The effects of the EU’s internal mobility model thus reinforce populism, and populist anti-immigration policies. Yet we know that, at the national level, the human capital of migrants has a positive impact on GDP per capita, and that a permanent increase in immigration leads to a positive impact on GDP per worker – a factor direly needed to offset the negative GDP effects of ageing populations.

These effects do not require a sophisticated credit point system to select the ‘right’ migrants. Quite the opposite is the case: a 2016 study on OECD countries by Boubtane and others found that selective immigration policies generally do not increase GDP per worker, and that positive effects on growth can be achieved by non-selective policies. Read jointly with other research underscoring the importance of diverse societies for the growth factor of innovation, this suggests that the non-selective admission of refugees contributes to growth on a collective level over time. 

The non-selective admission of refugees contributes to growth on a collective level over time. 

Stiff competition

Today’s political climate in Europe is obsessed with curbing general immigration, with only a narrow elite being welcome. Brexit provided perhaps the most radical example of the potential self-harm which this attitude may produce. Little time is left to start thinking and acting differently.

China is heading towards its own demographic crisis, with the heritage of its one-child policy reinforcing the effects of better health care and dropping fertility. It is reasonable to assume that China’s crisis will provoke immigration flows above replacement levels. Put otherwise, many ageing nation-states may soon realise that they have good reasons to compete over immigrants on a global market in the future. Any future ‘migrant shopping’ by EU member states might meet stiff competition by first-mover economies beyond Europe.

Due to its authoritarian system, China is unconstrained by populist exploitation of democracy, and might act on replacement immigration without being held back by a populist vicious circle. 

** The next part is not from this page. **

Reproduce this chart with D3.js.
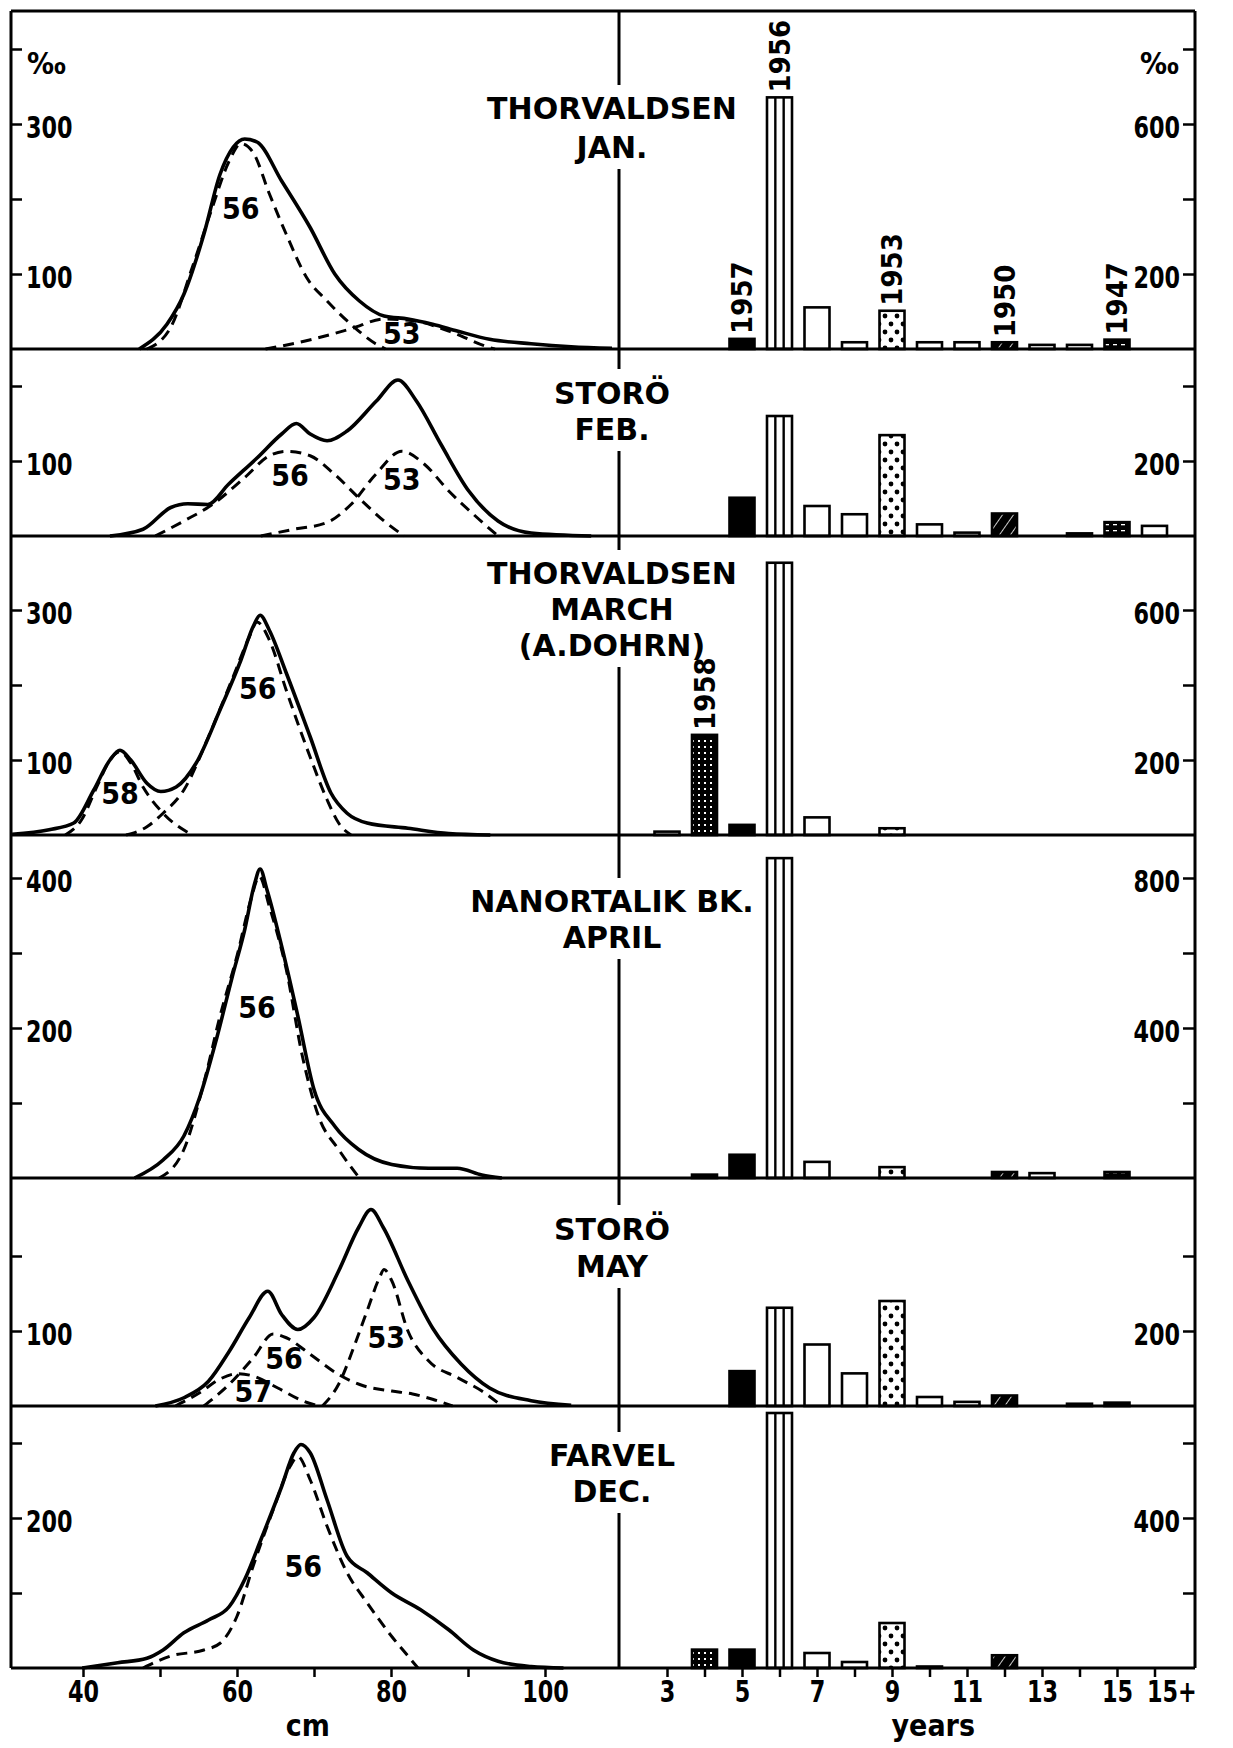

If Europe wishes to address inequality by ensuring growth, it has got its recipe all wrong at the moment.

Opportunity narrows

Up to now, the EU and its member states have discussed its internal labour mobility in one silo, and migration from outside the EU in another silo. Neither of these discussions have been impressed by the massive demographic changes the world is facing, including its ripple effects in politics and economics. If Europe wishes to address inequality by ensuring growth, it has got its recipe all wrong at the moment. Without fundamentally rethinking the role of migration in European societies at an early point in time, Europe is all set to move deeper into populist dependency.